What you should avoid is pushing slang into formal speech. Calling your new company director patrón or jokingly saying jefe in a stiff meeting can land poorly if the room is formal.
Natural Phrases You Can Say Right Away
Memorizing one-word translations only gets you halfway there. Real fluency comes from short phrases that native speakers actually use. These lines show how each term works in context.
| English idea | Natural Spanish line | Best note |
|---|---|---|
| My boss is late | Mi jefe llegó tarde. | Standard daily use |
| She is my boss | Ella es mi jefa. | Clear and direct |
| I need to ask the manager | Tengo que hablar con la gerente. | Best for formal business role |
| The shift lead is outside | El encargado está afuera. | Good for stores and service jobs |
| The owner told us | El dueño nos dijo. | Use when ownership is the point |
| Thanks, boss | Gracias, jefe. | Friendly and casual tone |
Notice how the English idea sets the direction, but the Spanish line picks the term with more care. That’s the habit you want: think about role first, then pick the word.
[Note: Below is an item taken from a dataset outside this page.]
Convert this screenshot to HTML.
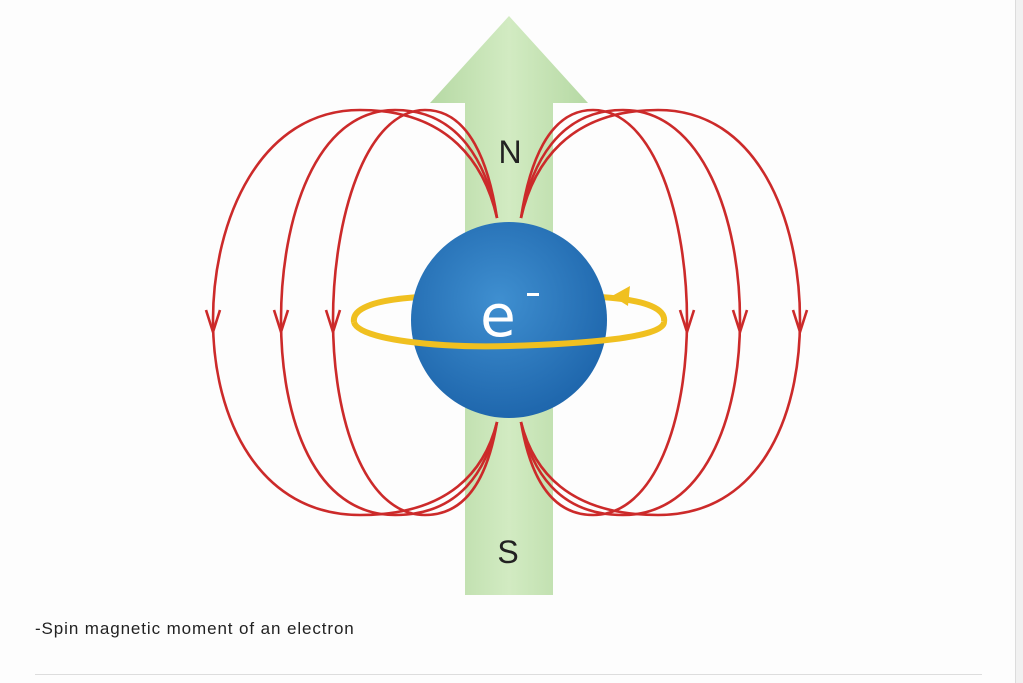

Common Mistakes Learners Make
Using Patrón Everywhere
This is a classic slip. Some dictionaries list patrón right next to boss, so learners assume it’s the standard match. It isn’t. In many settings, jefe sounds more natural and less marked.
Ignoring Gender Forms
Spanish often marks gender in job words. If your boss is a woman, jefa, gerenta in some regions, directora, or supervisora may be right. You’ll also hear some workplaces keep masculine titles as fixed labels. Follow the house style when one is already in place.
Mixing Up Title And Relationship
Someone can be your jefe without holding the title gerente. Someone can own a business and still not be the person who directs your daily tasks. Ask yourself what you mean: owner, manager, supervisor, or direct boss.
Regional Habits And Tone Shifts
Spanish changes from place to place, and boss words change with it. In some areas, patrón sounds normal in trades or ranch work. In others, it can sound old or class-heavy. Jefe stays the safer bet across borders because people understand it fast.
You may also hear clipped, local, or playful twists in speech. Those can be useful later. When you’re still building your base, stick with widely understood forms first. Clear beats flashy every time.
What To Use If You’re Unsure
If you don’t know the region, role, or tone, use jefe or jefa. If the setting is formal and the title is visible, use the actual title on record. That small choice makes your Spanish sound more grounded.
Choosing The Right Boss Word Without Overthinking It
Here’s the simple rule. Use jefe for a general boss. Use jefa for a female boss. Switch to gerente, director, encargado, or supervisor when the job title matters. Use patrón only when local speech around you clearly points there.
That gives you a clean, natural answer to the question behind Boss Meaning in Spanish. Most of the time, jefe is the word you want. The rest is tone, region, and role. Get those three right, and your Spanish will sound a lot smoother from the start.